La porte, une fois franchie, donnait sur une toute autre ambiance, dehors, le temps était chargé, la pluie s’inviterait peut-être, la lumière déjà basse. J’entrais dans une autre époque, les hommes portaient des richelieu bicolores à leurs pieds, vêtus de costumes pour certains, petits gilets en tweed à carreaux et chemisettes, quelle élégance, je ne m’étais pas attendue à cela…
J’avais moi-même choisi une chemise blanche et un chino avec petites baskets mais j’étais loin de leurs looks soignés et apprêtés, cela témoignait de leur amour pour cette époque. L’atmosphère chaleureuse, aux lumières tamisées, j’étais arrivée dans le passé, années 40-50, période swing, les années de l’après-guerre, les années où il fallait absolument célébrer la joie de vivre.
La troisième danse, j’ai attendu longtemps avant que ce gentil monsieur ait eu pitié de moi, un petit coup de pouce de la dame avec qui j’échangeais sur l’apprentissage des codes. Qui invitait ? Les hommes ou les femmes ? Pourquoi les partenaires ne changeaient pas automatiquement ? Toutes ces questions qui semblaient désuètes pour les habitués…
Quelle douceur, il avait une telle joie de danser, sans forcer, sans chercher à. Lui, il incarnait la joie, je me suis immédiatement détendue. J’étais bien dans ses bras, il m’a montrée quelques petites astuces, ce fut grâce à lui que je compris que je n’aimais pas les autres bras qui entourent, les bras qui enserrent, ma nature sauvage se cabrait en moi à chaque paire qui m’étouffait.
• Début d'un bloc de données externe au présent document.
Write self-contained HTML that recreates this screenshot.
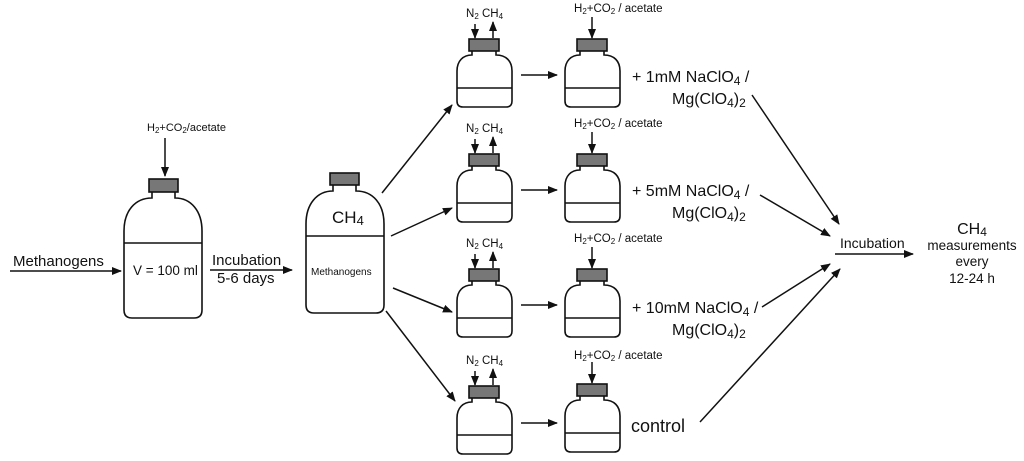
<!DOCTYPE html>
<html><head><meta charset="utf-8"><style>
html,body{margin:0;padding:0;background:#fff;}
svg{display:block;font-family:"Liberation Sans",Arial,sans-serif;}
</style></head><body>
<svg width="1024" height="461" viewBox="0 0 1024 461" xmlns="http://www.w3.org/2000/svg">
<defs>
<marker id="a" markerWidth="10" markerHeight="8" refX="9" refY="4" orient="auto" markerUnits="userSpaceOnUse">
<path d="M0,0 L10,4 L0,8 Z" fill="#111"/></marker>
</defs>
<g stroke="#111" stroke-width="1.6" fill="none">
<g transform="translate(149,179)">
<rect x="0" y="0" width="29" height="13" fill="#777" stroke="#111"/>
<path d="M3,13 L3,19 C-14,19 -25,32 -25,52 L-25,131 Q-25,139 -17,139 L45,139 Q53,139 53,131 L53,52 C53,32 42,19 26,19 L26,13" fill="none"/>
<line x1="-25" y1="64" x2="53" y2="64"/>
</g>
<g transform="translate(330,173)">
<rect x="0" y="0" width="29" height="12" fill="#777"/>
<path d="M3,12 L3,18 C-13,18 -24,31 -24,51 L-24,132 Q-24,140 -16,140 L46,140 Q54,140 54,132 L54,51 C54,31 43,18 26,18 L26,12"/>
<line x1="-24" y1="63" x2="54" y2="63"/>
</g>
<g transform="translate(0,0)">
<g transform="translate(469,39)"><rect x="0" y="0" width="30" height="12" fill="#777"/><path d="M3,12 L3,16 C-6,16 -12,22 -12,32 L-12,62 Q-12,68 -6,68 L37,68 Q43,68 43,62 L43,32 C43,22 37,16 27,16 L27,12"/><line x1="-12" y1="49" x2="43" y2="49"/></g>
<g transform="translate(577,39)"><rect x="0" y="0" width="30" height="12" fill="#777"/><path d="M3,12 L3,16 C-6,16 -12,22 -12,32 L-12,62 Q-12,68 -6,68 L37,68 Q43,68 43,62 L43,32 C43,22 37,16 27,16 L27,12"/><line x1="-12" y1="49" x2="43" y2="49"/></g>
</g>
<g transform="translate(0,115)">
<g transform="translate(469,39)"><rect x="0" y="0" width="30" height="12" fill="#777"/><path d="M3,12 L3,16 C-6,16 -12,22 -12,32 L-12,62 Q-12,68 -6,68 L37,68 Q43,68 43,62 L43,32 C43,22 37,16 27,16 L27,12"/><line x1="-12" y1="49" x2="43" y2="49"/></g>
<g transform="translate(577,39)"><rect x="0" y="0" width="30" height="12" fill="#777"/><path d="M3,12 L3,16 C-6,16 -12,22 -12,32 L-12,62 Q-12,68 -6,68 L37,68 Q43,68 43,62 L43,32 C43,22 37,16 27,16 L27,12"/><line x1="-12" y1="49" x2="43" y2="49"/></g>
</g>
<g transform="translate(0,230)">
<g transform="translate(469,39)"><rect x="0" y="0" width="30" height="12" fill="#777"/><path d="M3,12 L3,16 C-6,16 -12,22 -12,32 L-12,62 Q-12,68 -6,68 L37,68 Q43,68 43,62 L43,32 C43,22 37,16 27,16 L27,12"/><line x1="-12" y1="49" x2="43" y2="49"/></g>
<g transform="translate(577,39)"><rect x="0" y="0" width="30" height="12" fill="#777"/><path d="M3,12 L3,16 C-6,16 -12,22 -12,32 L-12,62 Q-12,68 -6,68 L37,68 Q43,68 43,62 L43,32 C43,22 37,16 27,16 L27,12"/><line x1="-12" y1="49" x2="43" y2="49"/></g>
</g>
<g transform="translate(0,347)">
<g transform="translate(469,39)"><rect x="0" y="0" width="30" height="12" fill="#777"/><path d="M3,12 L3,16 C-6,16 -12,22 -12,32 L-12,62 Q-12,68 -6,68 L37,68 Q43,68 43,62 L43,32 C43,22 37,16 27,16 L27,12"/><line x1="-12" y1="49" x2="43" y2="49"/></g>
<g transform="translate(577,37)"><rect x="0" y="0" width="30" height="12" fill="#777"/><path d="M3,12 L3,16 C-6,16 -12,22 -12,32 L-12,62 Q-12,68 -6,68 L37,68 Q43,68 43,62 L43,32 C43,22 37,16 27,16 L27,12"/><line x1="-12" y1="49" x2="43" y2="49"/></g>
</g>
</g>
<g stroke="#111" stroke-width="1.5" marker-end="url(#a)">
<line x1="10" y1="271" x2="121" y2="271"/>
<line x1="165" y1="138" x2="165" y2="176"/>
<line x1="210" y1="270" x2="292" y2="270"/>
<line x1="382" y1="193" x2="452" y2="105"/>
<line x1="391" y1="236" x2="452" y2="208"/>
<line x1="393" y1="288" x2="452" y2="312"/>
<line x1="386" y1="311" x2="455" y2="401"/>
<line x1="521" y1="75" x2="557" y2="75"/>
<line x1="521" y1="190" x2="557" y2="190"/>
<line x1="521" y1="305" x2="557" y2="305"/>
<line x1="521" y1="423" x2="557" y2="423"/>
<line x1="752" y1="95" x2="839" y2="224"/>
<line x1="760" y1="195" x2="830" y2="236"/>
<line x1="762" y1="307" x2="830" y2="264"/>
<line x1="700" y1="422" x2="840" y2="269"/>
<line x1="835" y1="254" x2="913" y2="254"/>
</g>
<g stroke="#111" stroke-width="1.5" marker-end="url(#a)">
<line x1="475" y1="24" x2="475" y2="38"/><line x1="493" y1="38" x2="493" y2="22"/><line x1="592" y1="17" x2="592" y2="38"/>
<line x1="475" y1="139" x2="475" y2="153"/><line x1="493" y1="153" x2="493" y2="137"/><line x1="592" y1="132" x2="592" y2="153"/>
<line x1="475" y1="254" x2="475" y2="268"/><line x1="493" y1="268" x2="493" y2="252"/><line x1="592" y1="247" x2="592" y2="268"/>
<line x1="475" y1="371" x2="475" y2="385"/><line x1="493" y1="385" x2="493" y2="369"/><line x1="592" y1="362" x2="592" y2="383"/>
</g>
<g fill="#111">
<text x="13" y="266" font-size="15">Methanogens</text>
<text x="133" y="275" font-size="13.5">V = 100 ml</text>
<text x="212" y="265" font-size="15">Incubation</text>
<text x="217" y="283" font-size="15">5-6 days</text>
<text x="332" y="223" font-size="17">CH<tspan font-size="13" dy="2">4</tspan></text>
<text x="311" y="275" font-size="10">Methanogens</text>
<text x="147" y="131" font-size="11">H<tspan font-size="8" dy="2">2</tspan><tspan dy="-2">+CO</tspan><tspan font-size="8" dy="2">2</tspan><tspan dy="-2">/acetate</tspan></text>
<g font-size="11.5">
<text x="466" y="17">N<tspan font-size="8" dy="2">2</tspan><tspan dy="-2"> CH</tspan><tspan font-size="8" dy="2">4</tspan></text>
<text x="574" y="12">H<tspan font-size="8" dy="2">2</tspan><tspan dy="-2">+CO</tspan><tspan font-size="8" dy="2">2</tspan><tspan dy="-2"> / acetate</tspan></text>
<text x="466" y="132">N<tspan font-size="8" dy="2">2</tspan><tspan dy="-2"> CH</tspan><tspan font-size="8" dy="2">4</tspan></text>
<text x="574" y="127">H<tspan font-size="8" dy="2">2</tspan><tspan dy="-2">+CO</tspan><tspan font-size="8" dy="2">2</tspan><tspan dy="-2"> / acetate</tspan></text>
<text x="466" y="247">N<tspan font-size="8" dy="2">2</tspan><tspan dy="-2"> CH</tspan><tspan font-size="8" dy="2">4</tspan></text>
<text x="574" y="242">H<tspan font-size="8" dy="2">2</tspan><tspan dy="-2">+CO</tspan><tspan font-size="8" dy="2">2</tspan><tspan dy="-2"> / acetate</tspan></text>
<text x="466" y="364">N<tspan font-size="8" dy="2">2</tspan><tspan dy="-2"> CH</tspan><tspan font-size="8" dy="2">4</tspan></text>
<text x="574" y="359">H<tspan font-size="8" dy="2">2</tspan><tspan dy="-2">+CO</tspan><tspan font-size="8" dy="2">2</tspan><tspan dy="-2"> / acetate</tspan></text>
</g>
<g font-size="16">
<text x="632" y="82">+ 1mM NaClO<tspan font-size="12" dy="3">4</tspan><tspan dy="-3"> /</tspan></text>
<text x="672" y="104">Mg(ClO<tspan font-size="12" dy="3">4</tspan><tspan dy="-3">)</tspan><tspan font-size="12" dy="3">2</tspan></text>
<text x="632" y="196">+ 5mM NaClO<tspan font-size="12" dy="3">4</tspan><tspan dy="-3"> /</tspan></text>
<text x="672" y="218">Mg(ClO<tspan font-size="12" dy="3">4</tspan><tspan dy="-3">)</tspan><tspan font-size="12" dy="3">2</tspan></text>
<text x="632" y="313">+ 10mM NaClO<tspan font-size="12" dy="3">4</tspan><tspan dy="-3"> /</tspan></text>
<text x="672" y="335">Mg(ClO<tspan font-size="12" dy="3">4</tspan><tspan dy="-3">)</tspan><tspan font-size="12" dy="3">2</tspan></text>
<text x="631" y="432" font-size="18">control</text>
</g>
<text x="840" y="248" font-size="14">Incubation</text>
<g font-size="13.5" text-anchor="middle">
<text x="972" y="234" font-size="16">CH<tspan font-size="12" dy="2">4</tspan></text>
<text x="972" y="250">measurements</text>
<text x="972" y="266">every</text>
<text x="972" y="283">12-24 h</text>
</g>
</g>
</svg>
</body></html>
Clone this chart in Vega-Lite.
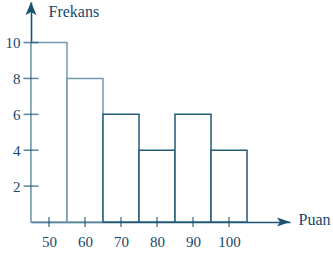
{
  "$schema": "https://vega.github.io/schema/vega-lite/v6.json",
  "width": 259,
  "height": 220,
  "autosize": {"type": "none"},
  "padding": {"left": 31, "top": 2, "right": 43, "bottom": 36},
  "background": "white",
  "config": {
    "view": {"stroke": null},
    "font": "Liberation Serif",
    "axis": {"grid": false, "ticks": false, "domainColor": "#1b5272", "domainWidth": 1.6, "labelColor": "#17476a", "titleColor": "#17476a", "labelFont": "Liberation Serif", "titleFont": "Liberation Serif", "labelFontSize": 15, "titleFontSize": 16, "titleFontWeight": "normal", "zindex": 1}
  },
  "layer": [
    {
      "data": {"values": [
        {"start": 45, "end": 55, "freq": 10, "grp": "a"},
        {"start": 55, "end": 65, "freq": 8, "grp": "a"},
        {"start": 65, "end": 75, "freq": 6, "grp": "b"},
        {"start": 75, "end": 85, "freq": 4, "grp": "b"},
        {"start": 85, "end": 95, "freq": 6, "grp": "b"},
        {"start": 95, "end": 105, "freq": 4, "grp": "b"}
      ]},
      "mark": {"type": "rect", "fill": "white", "strokeWidth": 1.5},
      "encoding": {
        "x": {"field": "start", "type": "quantitative", "scale": {"domain": [45, 116.94], "nice": false, "zero": false},
          "axis": {"values": [50, 60, 70, 80, 90, 100], "labelPadding": 12, "title": "Puan", "titleAngle": 0, "titleAlign": "left", "titleBaseline": "middle", "titleX": 267, "titleY": -3}},
        "x2": {"field": "end"},
        "y": {"field": "freq", "type": "quantitative", "scale": {"domain": [0, 12.26], "nice": false},
          "axis": {"values": [2, 4, 6, 8, 10], "labelPadding": 11, "title": "Frekans", "titleAngle": 0, "titleAlign": "left", "titleBaseline": "middle", "titleX": 17, "titleY": 9}},
        "y2": {"datum": 0},
        "stroke": {"field": "grp", "type": "nominal", "scale": {"domain": ["a", "b"], "range": ["#7299ad", "#245a78"]}, "legend": null}
      }
    },
    {
      "data": {"values": [{"v": 2}, {"v": 4}, {"v": 6}, {"v": 8}, {"v": 10}]},
      "mark": {"type": "tick", "orient": "horizontal", "size": 15, "thickness": 1.5, "color": "#1b5272"},
      "encoding": {"y": {"field": "v", "type": "quantitative"}, "x": {"datum": 45}}
    },
    {
      "data": {"values": [{"v": 50}, {"v": 60}, {"v": 70}, {"v": 80}, {"v": 90}, {"v": 100}]},
      "mark": {"type": "tick", "orient": "vertical", "size": 10, "thickness": 1.5, "color": "#1b5272"},
      "encoding": {"x": {"field": "v", "type": "quantitative"}, "y": {"datum": 0}}
    },
    {
      "data": {"values": [{"px": 45, "py": 12.26}]},
      "mark": {"type": "point", "filled": true, "opacity": 1, "color": "#1b5272", "size": 121, "shape": "M0,0L1,2.4L0,1.8L-1,2.4Z"},
      "encoding": {"x": {"field": "px", "type": "quantitative"}, "y": {"field": "py", "type": "quantitative"}}
    },
    {
      "data": {"values": [{"px": 116.94, "py": 0}]},
      "mark": {"type": "point", "filled": true, "opacity": 1, "color": "#1b5272", "size": 100, "shape": "M0,0L-2.6,-0.9L-2,0L-2.6,0.9Z"},
      "encoding": {"x": {"field": "px", "type": "quantitative"}, "y": {"field": "py", "type": "quantitative"}}
    }
  ]
}
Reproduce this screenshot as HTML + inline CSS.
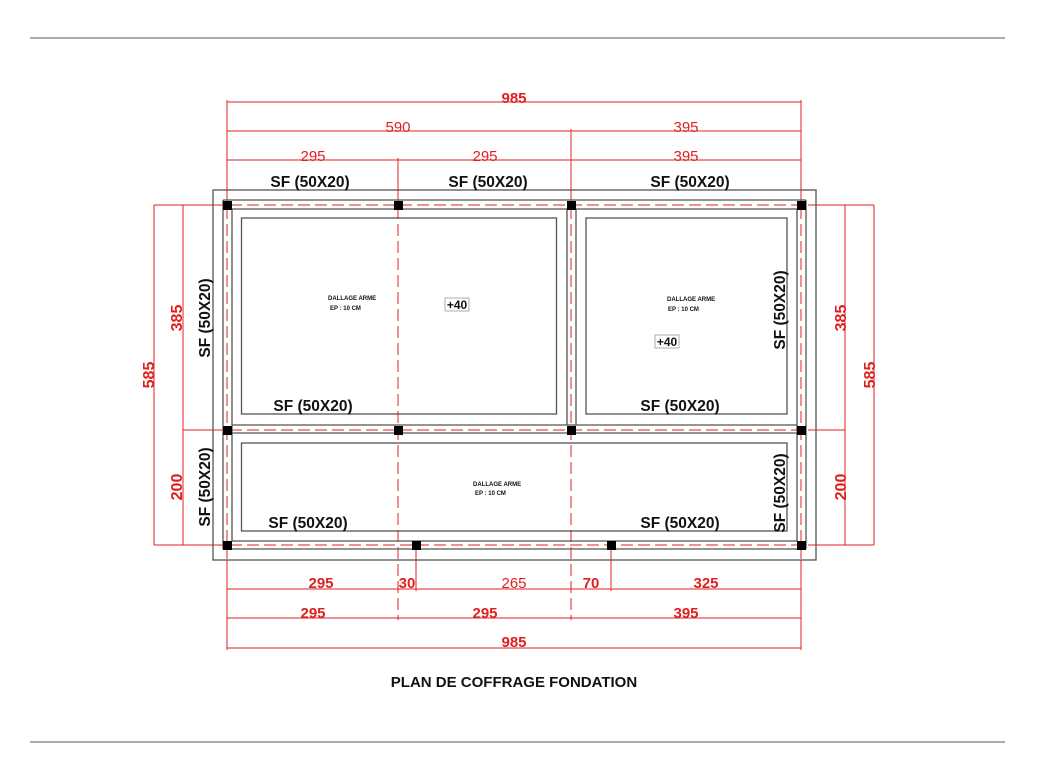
<!DOCTYPE html>
<html><head><style>
html,body{margin:0;padding:0;background:#fff;}
svg{display:block;}
text{font-family:"Liberation Sans",sans-serif;}
</style></head><body>
<svg width="1040" height="778" viewBox="0 0 1040 778" xmlns="http://www.w3.org/2000/svg">
<line x1="30" y1="38" x2="1005" y2="38" stroke="#aaa" stroke-width="2"/>
<line x1="30" y1="742" x2="1005" y2="742" stroke="#aaa" stroke-width="2"/>

<g stroke="#e02020" stroke-width="1" fill="none">
<line x1="227" y1="102" x2="801" y2="102"/>
<line x1="227" y1="131" x2="801" y2="131"/>
<line x1="227" y1="160" x2="801" y2="160"/>
<line x1="227" y1="100" x2="227" y2="190"/>
<line x1="801" y1="100" x2="801" y2="190"/>
<line x1="571" y1="129" x2="571" y2="190"/>
<line x1="398" y1="158" x2="398" y2="190"/>
<line x1="227" y1="589" x2="801" y2="589"/>
<line x1="227" y1="618" x2="801" y2="618"/>
<line x1="227" y1="648" x2="801" y2="648"/>
<line x1="227" y1="560" x2="227" y2="650"/>
<line x1="801" y1="560" x2="801" y2="650"/>
<line x1="416" y1="549" x2="416" y2="591"/>
<line x1="611" y1="549" x2="611" y2="591"/>
<line x1="154" y1="205" x2="154" y2="545"/>
<line x1="183" y1="205" x2="183" y2="545"/>
<line x1="154" y1="205" x2="213" y2="205"/>
<line x1="154" y1="545" x2="213" y2="545"/>
<line x1="183" y1="430" x2="213" y2="430"/>
<line x1="845" y1="205" x2="845" y2="545"/>
<line x1="874" y1="205" x2="874" y2="545"/>
<line x1="816" y1="205" x2="874" y2="205"/>
<line x1="816" y1="545" x2="874" y2="545"/>
<line x1="816" y1="430" x2="845" y2="430"/>
</g>
<g stroke="#e02020" stroke-width="1" stroke-dasharray="12,5" fill="none">
<line x1="227" y1="190" x2="227" y2="600"/>
<line x1="398" y1="190" x2="398" y2="620"/>
<line x1="571" y1="190" x2="571" y2="620"/>
<line x1="801" y1="190" x2="801" y2="600"/>
<line x1="213" y1="205" x2="816" y2="205"/>
<line x1="213" y1="430" x2="816" y2="430"/>
<line x1="213" y1="545" x2="816" y2="545"/>
</g>

<g stroke="#555" stroke-width="1.3" fill="none">
<rect x="213" y="190" width="603" height="370"/>
<line x1="223" y1="200" x2="806" y2="200"/>
<line x1="232" y1="209" x2="797" y2="209"/>
<line x1="223" y1="200" x2="223" y2="549"/>
<line x1="232" y1="209" x2="232" y2="541"/>
<line x1="806" y1="200" x2="806" y2="549"/>
<line x1="797" y1="209" x2="797" y2="541"/>
<line x1="223" y1="549" x2="806" y2="549"/>
<line x1="232" y1="541" x2="797" y2="541"/>
<line x1="232" y1="425" x2="797" y2="425"/>
<line x1="232" y1="433" x2="797" y2="433"/>
<line x1="567" y1="209" x2="567" y2="425"/>
<line x1="576" y1="209" x2="576" y2="425"/>
<rect x="241.5" y="218" width="315" height="196"/>
<rect x="586" y="218" width="201" height="196"/>
<rect x="241.5" y="443" width="545.5" height="88"/>
</g>

<g fill="#000">
<rect x="223" y="201" width="9" height="9"/>
<rect x="394" y="201" width="9" height="9"/>
<rect x="567" y="201" width="9" height="9"/>
<rect x="797" y="201" width="9" height="9"/>
<rect x="223" y="426" width="9" height="9"/>
<rect x="394" y="426" width="9" height="9"/>
<rect x="567" y="426" width="9" height="9"/>
<rect x="797" y="426" width="9" height="9"/>
<rect x="223" y="541" width="9" height="9"/>
<rect x="412" y="541" width="9" height="9"/>
<rect x="607" y="541" width="9" height="9"/>
<rect x="797" y="541" width="9" height="9"/>
</g>

<g fill="#e02020" font-size="15" text-anchor="middle">
<text x="514" y="103" font-weight="bold">985</text>
<text x="398" y="132">590</text>
<text x="686" y="132">395</text>
<text x="313" y="161">295</text>
<text x="485" y="161">295</text>
<text x="686" y="161">395</text>
<text x="321" y="588" font-weight="bold">295</text>
<text x="407" y="588" font-weight="bold">30</text>
<text x="514" y="588">265</text>
<text x="591" y="588" font-weight="bold">70</text>
<text x="706" y="588" font-weight="bold">325</text>
<text x="313" y="618" font-weight="bold">295</text>
<text x="485" y="618" font-weight="bold">295</text>
<text x="686" y="618" font-weight="bold">395</text>
<text x="514" y="647" font-weight="bold">985</text>
</g>
<g fill="#e02020" font-size="16" text-anchor="middle" font-weight="bold">
<text transform="translate(154,375) rotate(-90)">585</text>
<text transform="translate(182,318) rotate(-90)">385</text>
<text transform="translate(182,487) rotate(-90)">200</text>
<text transform="translate(875,375) rotate(-90)">585</text>
<text transform="translate(846,318) rotate(-90)">385</text>
<text transform="translate(846,487) rotate(-90)">200</text>
</g>

<g fill="#111" font-size="15.5" font-weight="bold" text-anchor="middle">
<text x="310" y="187">SF (50X20)</text>
<text x="488" y="187">SF (50X20)</text>
<text x="690" y="187">SF (50X20)</text>
<text x="313" y="411">SF (50X20)</text>
<text x="680" y="411">SF (50X20)</text>
<text x="308" y="528">SF (50X20)</text>
<text x="680" y="528">SF (50X20)</text>
<text transform="translate(210,318) rotate(-90)">SF (50X20)</text>
<text transform="translate(210,487) rotate(-90)">SF (50X20)</text>
<text transform="translate(785,310) rotate(-90)">SF (50X20)</text>
<text transform="translate(785,493) rotate(-90)">SF (50X20)</text>
</g>
<g fill="#111" font-size="6" font-weight="bold">
<text x="328" y="300">DALLAGE ARME</text><text x="330" y="310">EP : 10 CM</text>
<text x="667" y="301">DALLAGE ARME</text><text x="668" y="311">EP : 10 CM</text>
<text x="473" y="486">DALLAGE ARME</text><text x="475" y="495">EP : 10 CM</text>
</g>
<rect x="445" y="298" width="24" height="13" fill="none" stroke="#999" stroke-width="0.8"/>
<text x="457" y="309" font-size="12" font-weight="bold" text-anchor="middle" fill="#111">+40</text>
<rect x="655" y="335" width="24" height="13" fill="none" stroke="#999" stroke-width="0.8"/>
<text x="667" y="346" font-size="12" font-weight="bold" text-anchor="middle" fill="#111">+40</text>

<text x="514" y="687" font-size="15" font-weight="bold" text-anchor="middle" fill="#111">PLAN DE COFFRAGE FONDATION</text>
</svg>
</body></html>
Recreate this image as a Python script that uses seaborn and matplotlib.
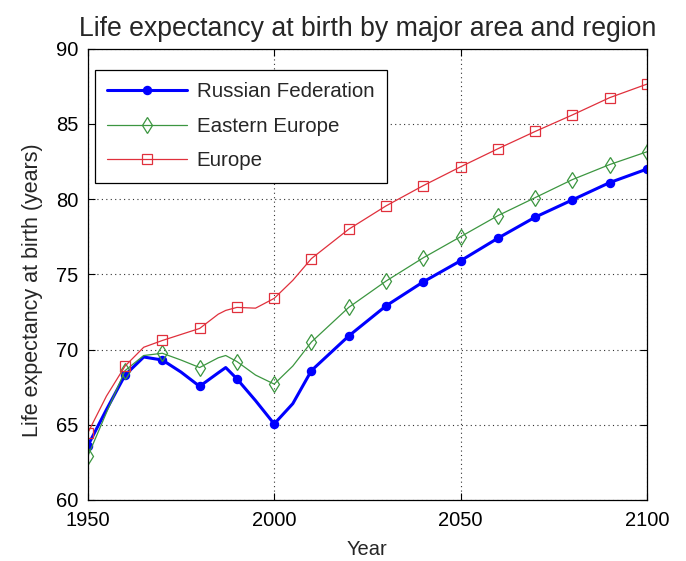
import numpy as np
import pandas as pd
import matplotlib
matplotlib.use("Agg")
import matplotlib.pyplot as plt
import seaborn as sns

# Data (markers every 10 years; extra 5-year points give the curve shape)
years = [1950, 1955, 1960, 1965, 1970, 1975, 1980, 1985, 1987, 1990, 1995, 2000, 2005, 2010,
         2020, 2030, 2040, 2050, 2060, 2070, 2080, 2090, 2100]
russia = [63.6, 66.0, 68.3, 69.5, 69.3, 68.5, 67.55, 68.45, 68.8, 68.05, 66.6, 65.05, 66.4, 68.6,
          70.9, 72.9, 74.5, 75.9, 77.4, 78.8, 79.95, 81.1, 82.0]
eastern = [62.9, 65.8, 68.6, 69.6, 69.75, 69.3, 68.8, 69.45, 69.6, 69.2, 68.3, 67.7, 68.9, 70.5,
           72.8, 74.55, 76.1, 77.5, 78.9, 80.1, 81.3, 82.3, 83.15]
europe = [64.45, 66.9, 68.9, 70.15, 70.6, 71.0, 71.4, 72.35, 72.6, 72.8, 72.75, 73.4, 74.6, 76.05,
          78.0, 79.55, 80.9, 82.15, 83.35, 84.5, 85.6, 86.75, 87.65]
series_names = ["Russian Federation", "Eastern Europe", "Europe"]
x_ticks = [1950, 2000, 2050, 2100]
y_ticks = [60, 65, 70, 75, 80, 85, 90]

df = pd.DataFrame({"Year": years, series_names[0]: russia,
                   series_names[1]: eastern, series_names[2]: europe})
decade_mask = [y % 10 == 0 for y in years]

sns.set_theme(style="white")
plt.rcParams["font.family"] = ["Liberation Sans", "DejaVu Sans"]

fig = plt.figure(figsize=(6.86, 5.61), dpi=100)
ax = fig.add_axes([0.128, 0.109, 0.815, 0.804])

styles = {
    "Russian Federation": dict(color="#0000ff", lw=2.2, marker="o", ms=5.8,
                               mfc="#0000ff", mec="#0000ff"),
    "Eastern Europe": dict(color="#3c9640", lw=0.9, marker="d", ms=8,
                           mfc="none", mec="#3c9640", mew=0.9),
    "Europe": dict(color="#e0303c", lw=0.9, marker="s", ms=7.5,
                   mfc="none", mec="#e0303c", mew=0.9),
}

for name in series_names:
    st = styles[name]
    sns.lineplot(data=df, x="Year", y=name, ax=ax, label=name,
                 color=st["color"], linewidth=st["lw"], marker=st["marker"],
                 markersize=st["ms"], markerfacecolor=st["mfc"],
                 markeredgecolor=st["mec"], markeredgewidth=st.get("mew", 1),
                 markevery=decade_mask)

ax.set_xlim(1950, 2100)
ax.set_ylim(60, 90)
ax.set_xticks(x_ticks)
ax.set_yticks(y_ticks)
ax.grid(True, linestyle=(0, (1, 3)), color="#333333", linewidth=0.8)
for s in ax.spines.values():
    s.set_color("black")
    s.set_linewidth(0.9)
ax.tick_params(direction="in", length=5, width=0.8, colors="black",
               top=True, right=True, bottom=True, left=True, labelsize=14.5)
ax.tick_params(axis="x", pad=8)
ax.tick_params(axis="y", pad=7)

ax.set_title("Life expectancy at birth by major area and region", fontsize=19.2, pad=9)
ax.set_xlabel("Year", fontsize=14.5, labelpad=7)
ax.set_ylabel("Life expectancy at birth (years)", fontsize=15.5)
ax.yaxis.set_label_coords(-0.08, 0.465)

leg = ax.legend(loc="upper left", bbox_to_anchor=(0.0125, 0.9534), borderaxespad=0,
                fontsize=14.8, frameon=True, fancybox=False, edgecolor="black",
                framealpha=1, handlelength=3.9, borderpad=0.6, labelspacing=0.76,
                handletextpad=0.45)
leg.get_frame().set_linewidth(0.9)

fig.savefig("out.png", dpi=100)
J’ai dû la rasséréner, la rassurer que tout allait bien, que ce n’était qu’une danse, qu’il n’y avait aucun danger.
La quatrième, le partenaire venait d’arriver et a traversé toute la salle pour venir m’inviter, il avait l’air d’être un expert, je me suis ratatinée à son contact mais j’ai tenu le rythme et la cadence élevée. C’était très scolaire, 1, 2, 3, 1, 2, 3 qu’il me répétait… ce n’était pas le calvaire et j’ai tenu bon… Je n’avais pas eu le choix, lui, me tenait fermement, aucun moyen de m’échapper… ou de feindre la fatigue…
Le professeur m’a offert une dernière danse où j’ai pu comprendre un peu les pas. Je suis repartie épuisée, mais tellement contente de cette expérience. Réaliser que le lien avec les autres n’était pas si facile, que feindre en surface et prétendre était aisé.
Lui, le professeur, était étonné que je débarque comme cela à un après-midi rock swing alors que je n’avais jamais pris de cours, il m’a trouvée courageuse, moi je me suis trouvée tout sauf courageuse. L’inconfort était ma zone de confort, c’était facile pour moi de sortir des sentiers battus. Rester dans le confort, par contre, était tout sauf confortable pour moi. Tout était inversé chez moi. Il fallait que je réapprenne tout, la confiance aux autres, le sentiment de sécurité parmi les êtres Humains.
Il me fallait tout réapprendre.
Je vous ai partagé un peu de mon expérience, j’ai participé à cet après-midi rock swing cet hiver, pour me confronter à mon envie d’apprendre cette danse “West Coast Swing”.
J’aime beaucoup cette nouvelle danse, fluide, sensuelle et avec beaucoup d’humour (pas vraiment visible sur cette vidéo).